Ukraine and a Larger Crisis.

            Walter Russell Mead argues American and European aid for Ukraine is neither “a charity project,” nor a distraction from the even-more-important Indo-Pacific region.[1]  Instead, it is “a golden opportunity” that we should seize “with both hands.”  He spells out some of what he means and leaves it to readers to understand other parts.  Not all of his argument is persuasive, but it is worth considering. 

Mead argues that Putin’s war against Ukraine “has ignited a national awakening.”  Post-war Ukraine, he predicts, “will be a formidable new force in Europe whose interests and outlook place it firmly in alignment with the U.S.”  Maybe, but also maybe not. 

            He seems to be on target about the “national awakening.”  Two qualifications need to be made.  First, that revival began well before the Russian invasion in February 2022.  The 2013-2014 “Euromaidan” grass-roots protests evicted the pro-Russian President Viktor Yanukovych.[2]  Russia’s reoccupation of Crimea and its sponsorship of pro-Russian movements in the Donbas followed.  Second, that revival has two fronts.  In 2019, voters elected Volodymyr Zelensky as President in a revolt against the endemic corruption in post-Soviet Ukraine.  Russia’s out-right invasion has diverted attention from the corruption issue, but some Ukrainian oligarchs don’t seem to have felt the same nationalist pride coursing through the veins of ordinary Ukrainians. 

            Mead may or may not be on target about a “formidable” post-war Ukraine.  He foresees a country with a “battle-tested army” that will “join Poland, the Baltic republics, and the Scandinavian countries” in a barricade against Russian expansion. 

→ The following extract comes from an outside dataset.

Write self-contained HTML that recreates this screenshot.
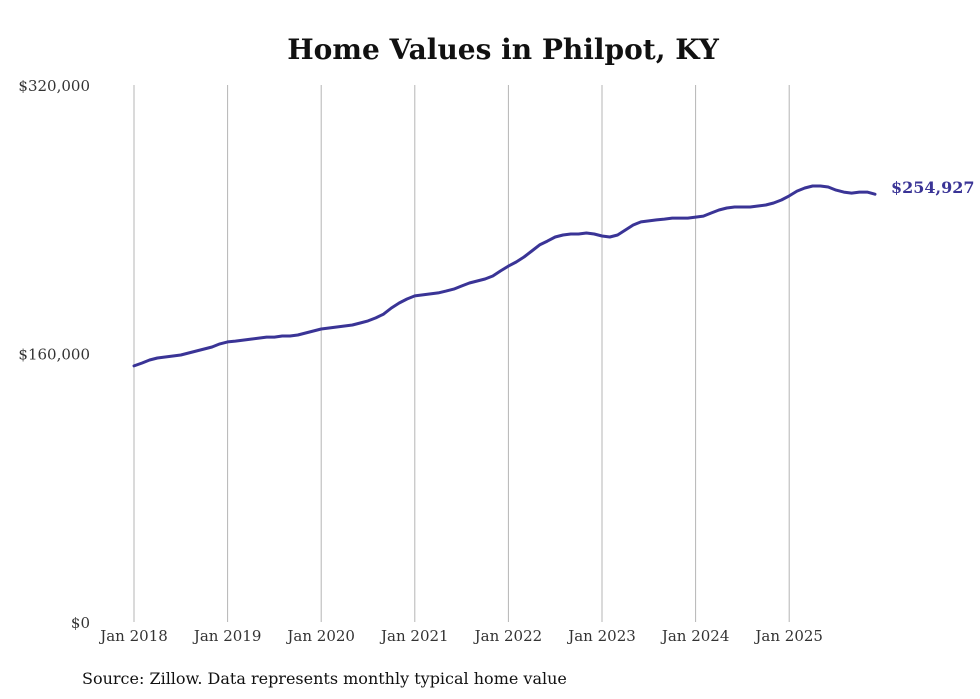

Any future event can become the focus of present hopes and fears.  So all predictions should be taken with a grain of salt.  In the case of a formidable post-war Ukraine, other examples drawn from history urge caution.  In 1783, the new United States emerged from the War for Independence exhausted and with its people eager to turn their attention to other pressing concerns.  After the Second World War, the British people voted for domestic reforms, rather than the preservation of empire.  Defense spending fell sharply.  “Battle-tested armies” shrank mightily in both cases. 

Ukraine’s army largely consists of patriotic volunteers who rushed to the colors when Russia attacked.  They’re going to want to go back to civilian life when the war ends.  Americans estimate Ukrainian military casualties at 20,000 killed and 130,000 wounded; civilian deaths are estimated above 40,000.[3]  Much of the country has been physically devastated into the bargain.  Bouncing back from such losses will not be easy. 

            How will this redound to the benefit of the West elsewhere?  In two ways.  First, an exhausted, perhaps even defeated Russia will be no useful partner to Xi Jinping.  Mead argues that the Eastern bloc in NATO and the European Union will resist any post-war (or wartime, come to that) appeasement of Russia by the Western Europeans. 

            A defeat for Russia will revive the credibility of an American alliance, eroded by decades of mismanagement.  South Korea, Taiwan, Japan, and countries in Southeast Asia may all take heart in facing the Chinese danger.  Americans shouldn’t take a victory lap.  We’re just starting. 


[1] Walter Russell Mead, “Putin’s War Is America’s Opportunity,” WSJ, 30 May 2023. 

[2] See: “Winter on Fire: Ukraine’s Fight for Freedom” (dir. Evgeny Afineevsky, 2015).  Excellent documentary.